We received a “nice” rejection from an agent the other day….and I can’t stop thinking about it. It actually made us feel pretty good. Now, I’m not saying that we were happy to be rejected. Of course, it was a big let down to hear “thanks, but no thanks” from an agent. But this rejection said our concept was intriguing. It’s nice to hear from someone “in the biz” that our idea is interesting. It’s not just us! It really is an interesting idea with potential! Yay us!

The part that I can’t stop thinking about? She said our story hinges on external conflict. Meaning the conflict for the main characters is not between them, but from forces outside the couple. I understand what she means, but it really makes me laugh. Both of us have mentioned this same thought about the story, but we mean it as a compliment. We are congratulating ourselves on writing a book that we would like to read. (Without trying not to pat ourselves on the back too much!)

Not to upset anyone else or insult another author, but I am currently trying to read the 50 Shades trilogy. I am on book two and trying to motivate myself to continue. Why? Because ALL of the conflict is internal. Thus far, the conflict in the story is completely between the main characters. And it drives me crazy! I just want to shake them both and yell, “Sit down and communicate with each other!” I know, I know. It’s an extremely interesting concept, and I honestly want to find out what happened to Christian to make him how he is. I also hope they overcome the obstacles and end up with their Happily Ever After. But I want a little external conflict. I want another point of view or a lurking villain or an challenge forcing them to work together. I am emotionally exhausted from the constant internal struggle.

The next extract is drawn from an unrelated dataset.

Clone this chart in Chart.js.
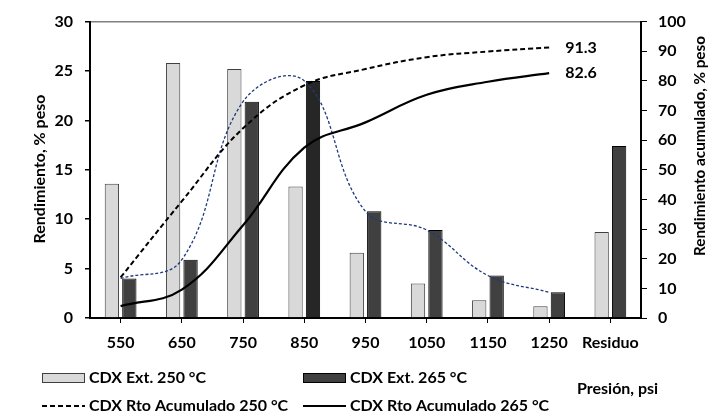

I am a little disappointed that this agent didn’t get to read more of our book. We actually do have a main theme of internal conflict. Our heroine is torn between duty and love. But we definitely lean towards external conflict. We both hate books where the main characters don’t communicate and just assume they know what the other person is thinking. Yes, we all assume we know what someone else is thinking in everyday life. But how many times have you found out that you were wrong? If you had just asked, you could have avoided all this angst. Maybe I’m more outspoken than most when I’m upset about something. (Who me? Let everyone know when I’m confused or disappointed? Never!) Maybe I’m not adept at social cues and am constantly embarrassing myself without realizing it. (Which would be some feat, considering how much I embarrass myself AND realize it.) But I would rather just ask the question and know, rather than torture myself with the “what if” scenarios. But maybe that’s just me.

Any thoughts out there? Which do people favor? Internal or external? I think we have a mix of both in our book, but I am admittedly biased. Wow, did I ramble or what?!